#### RECORDED INFORMATION

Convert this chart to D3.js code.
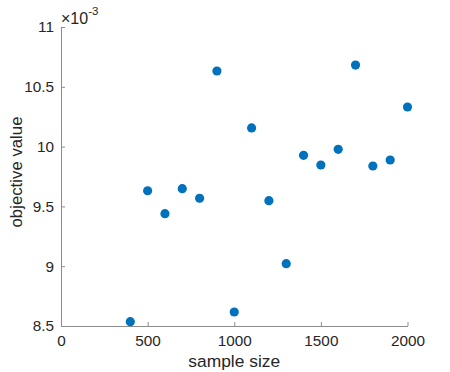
<!DOCTYPE html>
<html><head><meta charset="utf-8">
<script src="https://cdn.jsdelivr.net/npm/d3@7"></script>
<style>body{margin:0;background:#fff;} text{font-family:"Liberation Sans",Arial,Helvetica,sans-serif;fill:#262626;}</style>
</head><body><svg id="c" width="450" height="372"></svg>
<script>
const sampleSize = [400,500,600,700,800,900,1000,1100,1200,1300,1400,1500,1600,1700,1800,1900,2000];
const objectiveValue = [8.536,9.631,9.439,9.648,9.568,10.632,8.617,10.156,9.548,9.021,9.927,9.846,9.977,10.682,9.838,9.888,10.331];
const xTicks = [0,500,1000,1500,2000];
const yTicks = [8.5,9,9.5,10,10.5,11];

const svg = d3.select("#c");
const x = d3.scaleLinear().domain([0,2000]).range([61,407.5]);
const y = d3.scaleLinear().domain([8.5,11]).range([326,27]);
const axisColor = "#8c8c8c";

const xa = svg.append("g").attr("transform","translate(0,326)")
  .call(d3.axisBottom(x).tickValues(xTicks).tickSize(-4).tickPadding(9).tickFormat(d3.format("d")).tickSizeOuter(0));
const ya = svg.append("g").attr("transform","translate(61,0)")
  .call(d3.axisLeft(y).tickValues(yTicks).tickSize(-4).tickPadding(7).tickFormat(d=>String(d)).tickSizeOuter(0));
[xa,ya].forEach(a=>{
  a.selectAll("path.domain").attr("stroke",axisColor);
  a.selectAll(".tick line").attr("stroke",axisColor);
  a.selectAll(".tick text").style("font-size","15.3px").style("font-family","'Liberation Sans',Arial,sans-serif").attr("fill","#262626");
});

svg.append("g").selectAll("circle").data(sampleSize).join("circle")
  .attr("cx",(d)=>x(d)).attr("cy",(d,i)=>y(objectiveValue[i])).attr("r",4.6).attr("fill","#0072BD");

svg.append("text").attr("x",x(1000)).attr("y",366.5).attr("text-anchor","middle").style("font-size","17.4px").text("sample size");
svg.append("text").attr("transform","translate(22,"+172+") rotate(-90)").attr("text-anchor","middle").style("font-size","16.8px").text("objective value");

const mult = svg.append("text").attr("x",61).attr("y",24.3).style("font-size","16px");
mult.append("tspan").text("\u00d710");
mult.append("tspan").attr("dy",-9).style("font-size","11.5px").text("-3");
</script></body></html>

########

JOB |
Repeat the listing above exactly, with no pictures.

RESULT OF THE EXERCISE |
Convert this chart to D3.js code.
<!DOCTYPE html>
<html><head><meta charset="utf-8">
<script src="https://cdn.jsdelivr.net/npm/d3@7"></script>
<style>body{margin:0;background:#fff;} text{font-family:"Liberation Sans",Arial,Helvetica,sans-serif;fill:#262626;}</style>
</head><body><svg id="c" width="450" height="372"></svg>
<script>
const sampleSize = [400,500,600,700,800,900,1000,1100,1200,1300,1400,1500,1600,1700,1800,1900,2000];
const objectiveValue = [8.536,9.631,9.439,9.648,9.568,10.632,8.617,10.156,9.548,9.021,9.927,9.846,9.977,10.682,9.838,9.888,10.331];
const xTicks = [0,500,1000,1500,2000];
const yTicks = [8.5,9,9.5,10,10.5,11];

const svg = d3.select("#c");
const x = d3.scaleLinear().domain([0,2000]).range([61,407.5]);
const y = d3.scaleLinear().domain([8.5,11]).range([326,27]);
const axisColor = "#8c8c8c";

const xa = svg.append("g").attr("transform","translate(0,326)")
  .call(d3.axisBottom(x).tickValues(xTicks).tickSize(-4).tickPadding(9).tickFormat(d3.format("d")).tickSizeOuter(0));
const ya = svg.append("g").attr("transform","translate(61,0)")
  .call(d3.axisLeft(y).tickValues(yTicks).tickSize(-4).tickPadding(7).tickFormat(d=>String(d)).tickSizeOuter(0));
[xa,ya].forEach(a=>{
  a.selectAll("path.domain").attr("stroke",axisColor);
  a.selectAll(".tick line").attr("stroke",axisColor);
  a.selectAll(".tick text").style("font-size","15.3px").style("font-family","'Liberation Sans',Arial,sans-serif").attr("fill","#262626");
});

svg.append("g").selectAll("circle").data(sampleSize).join("circle")
  .attr("cx",(d)=>x(d)).attr("cy",(d,i)=>y(objectiveValue[i])).attr("r",4.6).attr("fill","#0072BD");

svg.append("text").attr("x",x(1000)).attr("y",366.5).attr("text-anchor","middle").style("font-size","17.4px").text("sample size");
svg.append("text").attr("transform","translate(22,"+172+") rotate(-90)").attr("text-anchor","middle").style("font-size","16.8px").text("objective value");

const mult = svg.append("text").attr("x",61).attr("y",24.3).style("font-size","16px");
mult.append("tspan").text("\u00d710");
mult.append("tspan").attr("dy",-9).style("font-size","11.5px").text("-3");
</script></body></html>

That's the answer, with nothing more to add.